Dataset rows:
━━━━━━━━━━━━━━━━━━━━
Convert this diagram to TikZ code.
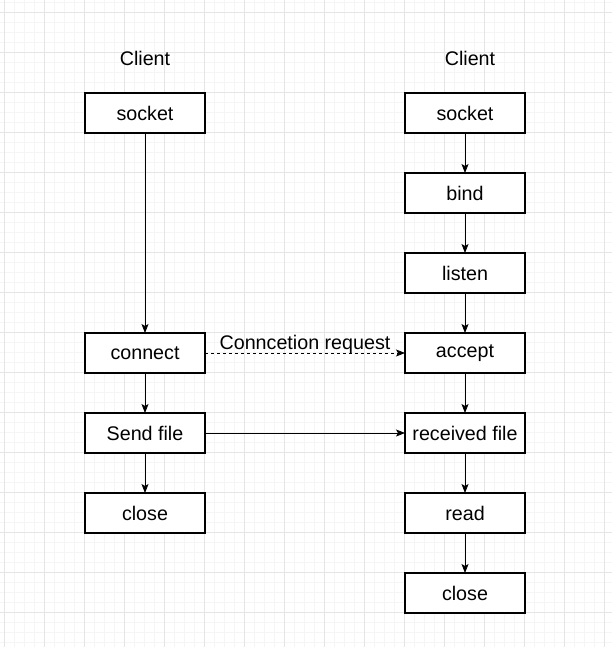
\documentclass[tikz,border=0pt]{standalone}
\usepackage{fontspec}
\setmainfont{Liberation Sans}
\usetikzlibrary{arrows.meta, positioning}
\tikzset{%
	box/.style={draw, rectangle, minimum width=120pt, minimum height=40pt,%
		inner sep=0pt, outer sep=0pt, line width=1.1pt, fill=white,%
		font=\fontsize{19.7}{23}\selectfont},
	title/.style={font=\fontsize{19.7}{23}\selectfont},
	flow/.style={-{Stealth[length=9pt, width=7pt, inset=2pt]}, line width=0.8pt},
	req/.style={flow, dash pattern=on 3pt off 3pt},
	minorgrid/.style={draw=black!4, line width=0.7pt},
	majorgrid/.style={draw=black!10, line width=0.7pt}
}

\begin{document}
\begin{tikzpicture}[x=1pt, y=-1pt, node distance=40pt]
	\fill[white] (0,0) rectangle (612,647);
	\useasboundingbox (0,0) rectangle (612,647);
	% grid
	\foreach \x in {4,14,...,604} \draw[minorgrid] (\x,0) -- (\x,647);
	\foreach \y in {2,12,...,642} \draw[minorgrid] (0,\y) -- (612,\y);
	\foreach \x in {4,44,...,604} \draw[majorgrid] (\x,0) -- (\x,647);
	\foreach \y in {12,52,...,612} \draw[majorgrid] (0,\y) -- (612,\y);

	\node[title] (clientL) at (145,58) {Client};
	\node[title] (clientR) at (470,58) {Client};

	\node[box] (sockL) at (145,113) {socket};
	\node[box, below=200pt of sockL] (connect) {connect};
	\node[box, below=of connect] (send) {Send file};
	\node[box, below=of send] (closeL) {close};

	\node[box, right=200pt of sockL] (sockR) {socket};
	\node[box, below=of sockR] (bind) {bind};
	\node[box, below=of bind] (listen) {listen};
	\node[box, below=of listen] (accept) {accept};
	\node[box, below=of accept] (recv) {received file};
	\node[box, below=of recv] (read) {read};
	\node[box, below=of read] (closeR) {close};

	\draw[flow] (sockL) to (connect);
	\draw[flow] (connect) to (send);
	\draw[flow] (send) to (closeL);
	\draw[flow] (sockR) to (bind);
	\draw[flow] (bind) to (listen);
	\draw[flow] (listen) to (accept);
	\draw[flow] (accept) to (recv);
	\draw[flow] (recv) to (read);
	\draw[flow] (read) to (closeR);
	\draw[req] (connect) to node[anchor=base, yshift=3.5pt, inner sep=0pt, title] {Conncetion request} (accept);
	\draw[flow] (send) to (recv);
\end{tikzpicture}
\end{document}
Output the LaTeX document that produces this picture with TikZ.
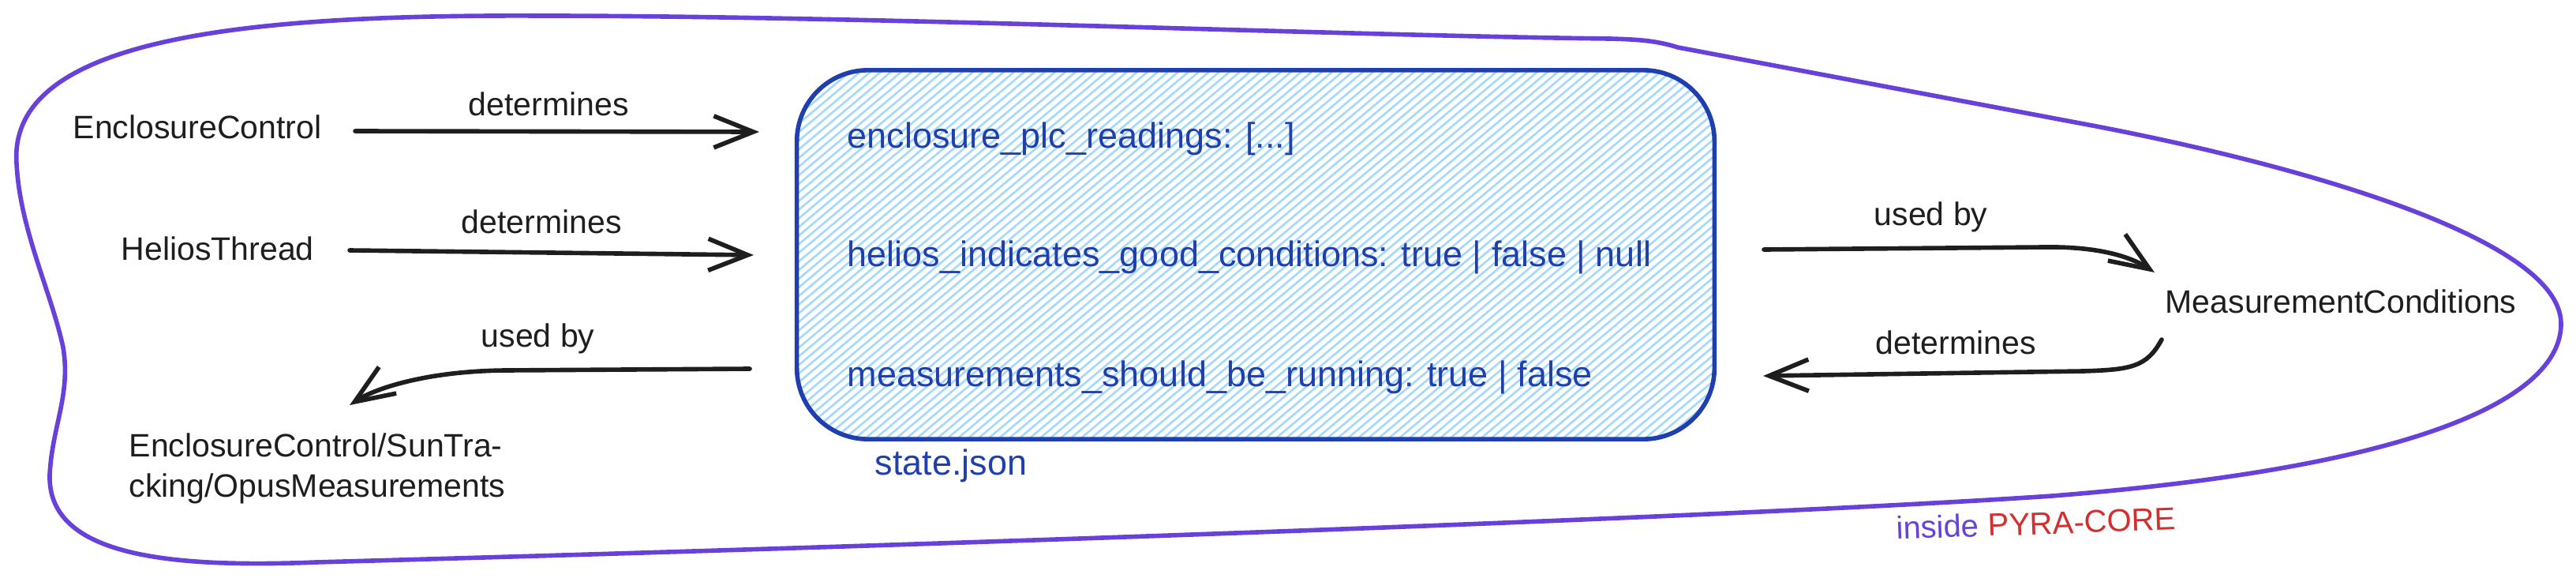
\documentclass[tikz,border=0pt]{standalone}
\usepackage{fontspec}
\setmainfont{Liberation Sans}
\usetikzlibrary{arrows.meta}
\definecolor{pviolet}{HTML}{6741D9}
\definecolor{sblue}{HTML}{1F3FAE}
\definecolor{hatchblue}{HTML}{A5D8FF}
\definecolor{pred}{HTML}{D32F2F}
\definecolor{ink}{HTML}{1E1E1E}
\begin{document}
\begin{tikzpicture}[x=0.01cm, y=-0.01cm,
  lbl/.style={font=\fontsize{11.67}{14.5}\selectfont, inner sep=0pt, anchor=base west, text=ink},
  bluetxt/.style={font=\fontsize{12.8}{15}\selectfont, inner sep=0pt, anchor=base west, text=sblue},
  conn/.style={draw=ink, line width=1.6pt, line cap=round, line join=round, -{Straight Barb[length=5mm,width=4mm]}},
  outline/.style={draw=pviolet, line width=1.6pt, line join=round},
  statebox/.style={draw=sblue, line width=1.6pt, rounded corners=0.9cm, minimum width=11.62cm, minimum height=4.67cm, inner sep=0pt},
  hatch/.style={hatchblue, line width=0.75pt}]
\useasboundingbox (0,0) rectangle (3264,736);

% outer boundary
\draw[outline] (21,207) .. controls (10,50) and (300,18) .. (687,20)
  .. controls (1100,20) and (1700,45) .. (2040,49)
  .. controls (2080,50) and (2100,52) .. (2126,60)
  -- (2630,155)
  .. controls (2900,205) and (3245,300) .. (3245,410)
  .. controls (3245,500) and (3080,590) .. (2600,628)
  .. controls (2200,655) and (1200,690) .. (400,712)
  .. controls (200,720) and (60,700) .. (63,601)
  .. controls (66,540) and (90,500) .. (80,440)
  .. controls (65,370) and (25,290) .. cycle;

% hatch fill of the state box
\begin{scope}
  \clip[rounded corners=0.9cm] (1010,89) rectangle (2172,556);
  \foreach \c in {380,393,...,2200} \draw[hatch] (\c,600) -- ++(700,-588);
\end{scope}
\node[statebox] (state) at (1591,322.5) {};

% texts inside the box
\node[bluetxt] (t1) at (1073,187) {enclosure\_plc\_readings: [...]};
\node[bluetxt] (t2) at (1073,337) {helios\_indicates\_good\_conditions: true | false | null};
\node[bluetxt] (t3) at (1073,489) {measurements\_should\_be\_running: true | false};
\node[bluetxt] (sj) at (1108,601) {state.json};

% left and right nodes
\node[lbl] (ec) at (92,175) {EnclosureControl};
\node[lbl] (ht) at (153,329) {HeliosThread};
\node[lbl, anchor=north west, align=left] (cons) at (163,548) {EnclosureControl/SunTra-\\cking/OpusMeasurements};
\node[lbl] (mc) at (2743,396) {MeasurementConditions};

% arrow labels
\node[lbl] (l1) at (593,146) {determines};
\node[lbl] (l2) at (584,295) {determines};
\node[lbl] (l3) at (609,439) {used by};
\node[lbl] (l4) at (2374,285) {used by};
\node[lbl] (l5) at (2376,448) {determines};

% arrow end points
\coordinate (a1s) at (450,166); \coordinate (a1e) at (962,167);
\coordinate (a2s) at (443,317); \coordinate (a2e) at (955,323);
\coordinate (a3s) at (950,467); \coordinate (a3m) at (640,469); \coordinate (a3e) at (443,513);
\coordinate (a4s) at (2235,316); \coordinate (a4m) at (2590,313); \coordinate (a4e) at (2730,345);
\coordinate (a5s) at (2739,430); \coordinate (a5m) at (2640,470); \coordinate (a5e) at (2234,476);

\draw[conn] (a1s) -- (a1e);
\draw[conn] (a2s) -- (a2e);
\draw[conn] (a3s) -- (a3m) .. controls (540,470) and (475,492) .. (a3e);
\draw[conn] (a4s) -- (a4m) .. controls (2650,312) and (2695,322) .. (a4e);
\draw[conn] (a5s) .. controls (2720,465) and (2700,468) .. (a5m) -- (a5e);

% caption
\node[font=\fontsize{11.38}{14}\selectfont, inner sep=0pt, anchor=base west, rotate=2, text=pviolet] (cap) at (2403,683) {inside \textcolor{pred}{PYRA-CORE}};
\end{tikzpicture}
\end{document}
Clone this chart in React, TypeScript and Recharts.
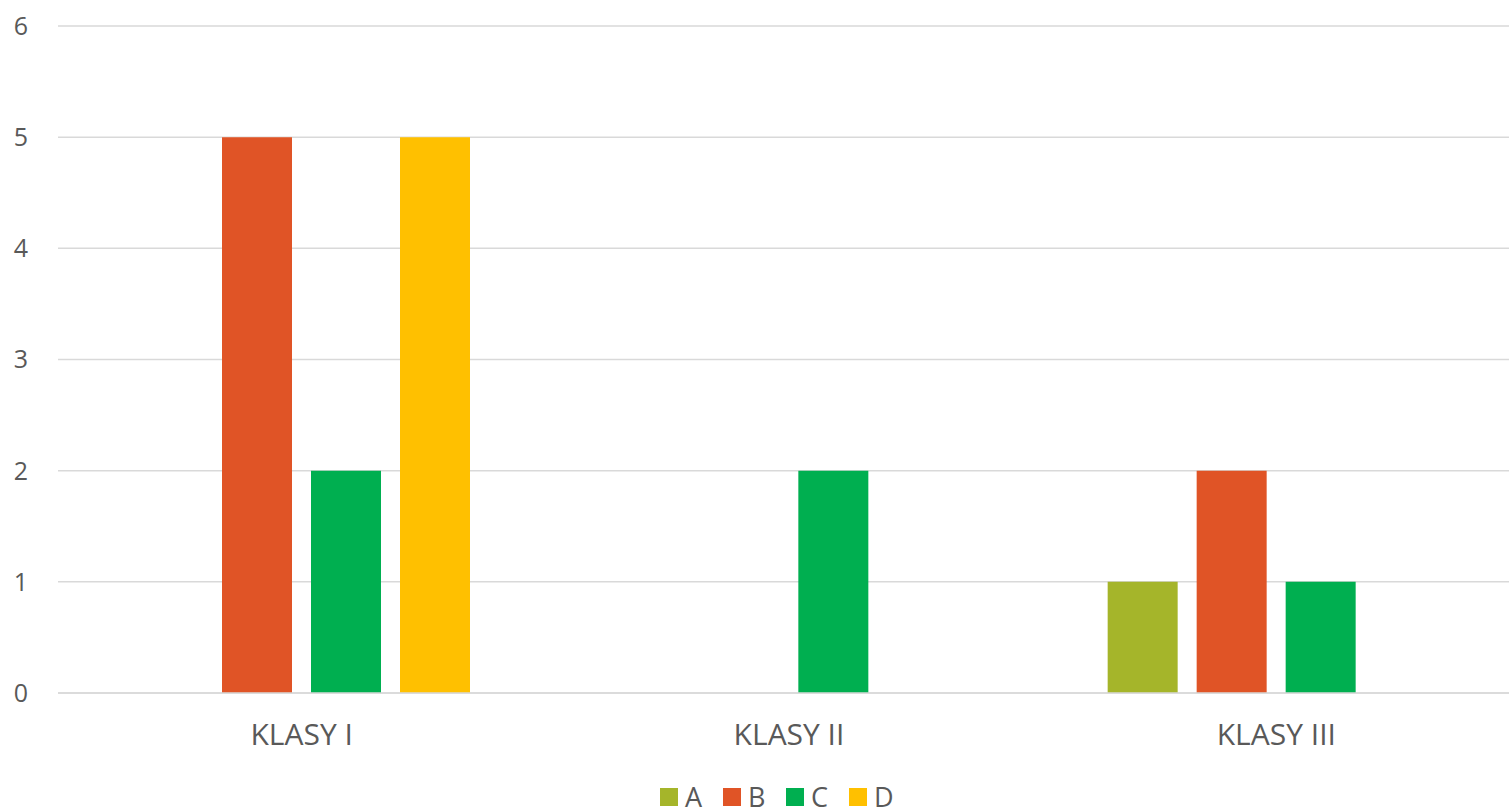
━━━━━━━━━━━━━━━━━━━━
■ **Exercise goal**
Your copy should hold every record word for word and none of the pictures.

■ **Expected answer**
Convert this diagram to TikZ code.
\documentclass[tikz,border=0pt]{standalone}
\usepackage{fontspec}
\setmainfont{Liberation Sans}
\usetikzlibrary{arrows.meta, positioning}
\tikzset{%
	box/.style={draw, rectangle, minimum width=120pt, minimum height=40pt,%
		inner sep=0pt, outer sep=0pt, line width=1.1pt, fill=white,%
		font=\fontsize{19.7}{23}\selectfont},
	title/.style={font=\fontsize{19.7}{23}\selectfont},
	flow/.style={-{Stealth[length=9pt, width=7pt, inset=2pt]}, line width=0.8pt},
	req/.style={flow, dash pattern=on 3pt off 3pt},
	minorgrid/.style={draw=black!4, line width=0.7pt},
	majorgrid/.style={draw=black!10, line width=0.7pt}
}

\begin{document}
\begin{tikzpicture}[x=1pt, y=-1pt, node distance=40pt]
	\fill[white] (0,0) rectangle (612,647);
	\useasboundingbox (0,0) rectangle (612,647);
	% grid
	\foreach \x in {4,14,...,604} \draw[minorgrid] (\x,0) -- (\x,647);
	\foreach \y in {2,12,...,642} \draw[minorgrid] (0,\y) -- (612,\y);
	\foreach \x in {4,44,...,604} \draw[majorgrid] (\x,0) -- (\x,647);
	\foreach \y in {12,52,...,612} \draw[majorgrid] (0,\y) -- (612,\y);

	\node[title] (clientL) at (145,58) {Client};
	\node[title] (clientR) at (470,58) {Client};

	\node[box] (sockL) at (145,113) {socket};
	\node[box, below=200pt of sockL] (connect) {connect};
	\node[box, below=of connect] (send) {Send file};
	\node[box, below=of send] (closeL) {close};

	\node[box, right=200pt of sockL] (sockR) {socket};
	\node[box, below=of sockR] (bind) {bind};
	\node[box, below=of bind] (listen) {listen};
	\node[box, below=of listen] (accept) {accept};
	\node[box, below=of accept] (recv) {received file};
	\node[box, below=of recv] (read) {read};
	\node[box, below=of read] (closeR) {close};

	\draw[flow] (sockL) to (connect);
	\draw[flow] (connect) to (send);
	\draw[flow] (send) to (closeL);
	\draw[flow] (sockR) to (bind);
	\draw[flow] (bind) to (listen);
	\draw[flow] (listen) to (accept);
	\draw[flow] (accept) to (recv);
	\draw[flow] (recv) to (read);
	\draw[flow] (read) to (closeR);
	\draw[req] (connect) to node[anchor=base, yshift=3.5pt, inner sep=0pt, title] {Conncetion request} (accept);
	\draw[flow] (send) to (recv);
\end{tikzpicture}
\end{document}
Output the LaTeX document that produces this picture with TikZ.
\documentclass[tikz,border=0pt]{standalone}
\usepackage{fontspec}
\setmainfont{Liberation Sans}
\usetikzlibrary{arrows.meta}
\definecolor{pviolet}{HTML}{6741D9}
\definecolor{sblue}{HTML}{1F3FAE}
\definecolor{hatchblue}{HTML}{A5D8FF}
\definecolor{pred}{HTML}{D32F2F}
\definecolor{ink}{HTML}{1E1E1E}
\begin{document}
\begin{tikzpicture}[x=0.01cm, y=-0.01cm,
  lbl/.style={font=\fontsize{11.67}{14.5}\selectfont, inner sep=0pt, anchor=base west, text=ink},
  bluetxt/.style={font=\fontsize{12.8}{15}\selectfont, inner sep=0pt, anchor=base west, text=sblue},
  conn/.style={draw=ink, line width=1.6pt, line cap=round, line join=round, -{Straight Barb[length=5mm,width=4mm]}},
  outline/.style={draw=pviolet, line width=1.6pt, line join=round},
  statebox/.style={draw=sblue, line width=1.6pt, rounded corners=0.9cm, minimum width=11.62cm, minimum height=4.67cm, inner sep=0pt},
  hatch/.style={hatchblue, line width=0.75pt}]
\useasboundingbox (0,0) rectangle (3264,736);

% outer boundary
\draw[outline] (21,207) .. controls (10,50) and (300,18) .. (687,20)
  .. controls (1100,20) and (1700,45) .. (2040,49)
  .. controls (2080,50) and (2100,52) .. (2126,60)
  -- (2630,155)
  .. controls (2900,205) and (3245,300) .. (3245,410)
  .. controls (3245,500) and (3080,590) .. (2600,628)
  .. controls (2200,655) and (1200,690) .. (400,712)
  .. controls (200,720) and (60,700) .. (63,601)
  .. controls (66,540) and (90,500) .. (80,440)
  .. controls (65,370) and (25,290) .. cycle;

% hatch fill of the state box
\begin{scope}
  \clip[rounded corners=0.9cm] (1010,89) rectangle (2172,556);
  \foreach \c in {380,393,...,2200} \draw[hatch] (\c,600) -- ++(700,-588);
\end{scope}
\node[statebox] (state) at (1591,322.5) {};

% texts inside the box
\node[bluetxt] (t1) at (1073,187) {enclosure\_plc\_readings: [...]};
\node[bluetxt] (t2) at (1073,337) {helios\_indicates\_good\_conditions: true | false | null};
\node[bluetxt] (t3) at (1073,489) {measurements\_should\_be\_running: true | false};
\node[bluetxt] (sj) at (1108,601) {state.json};

% left and right nodes
\node[lbl] (ec) at (92,175) {EnclosureControl};
\node[lbl] (ht) at (153,329) {HeliosThread};
\node[lbl, anchor=north west, align=left] (cons) at (163,548) {EnclosureControl/SunTra-\\cking/OpusMeasurements};
\node[lbl] (mc) at (2743,396) {MeasurementConditions};

% arrow labels
\node[lbl] (l1) at (593,146) {determines};
\node[lbl] (l2) at (584,295) {determines};
\node[lbl] (l3) at (609,439) {used by};
\node[lbl] (l4) at (2374,285) {used by};
\node[lbl] (l5) at (2376,448) {determines};

% arrow end points
\coordinate (a1s) at (450,166); \coordinate (a1e) at (962,167);
\coordinate (a2s) at (443,317); \coordinate (a2e) at (955,323);
\coordinate (a3s) at (950,467); \coordinate (a3m) at (640,469); \coordinate (a3e) at (443,513);
\coordinate (a4s) at (2235,316); \coordinate (a4m) at (2590,313); \coordinate (a4e) at (2730,345);
\coordinate (a5s) at (2739,430); \coordinate (a5m) at (2640,470); \coordinate (a5e) at (2234,476);

\draw[conn] (a1s) -- (a1e);
\draw[conn] (a2s) -- (a2e);
\draw[conn] (a3s) -- (a3m) .. controls (540,470) and (475,492) .. (a3e);
\draw[conn] (a4s) -- (a4m) .. controls (2650,312) and (2695,322) .. (a4e);
\draw[conn] (a5s) .. controls (2720,465) and (2700,468) .. (a5m) -- (a5e);

% caption
\node[font=\fontsize{11.38}{14}\selectfont, inner sep=0pt, anchor=base west, rotate=2, text=pviolet] (cap) at (2403,683) {inside \textcolor{pred}{PYRA-CORE}};
\end{tikzpicture}
\end{document}
Clone this chart in React, TypeScript and Recharts.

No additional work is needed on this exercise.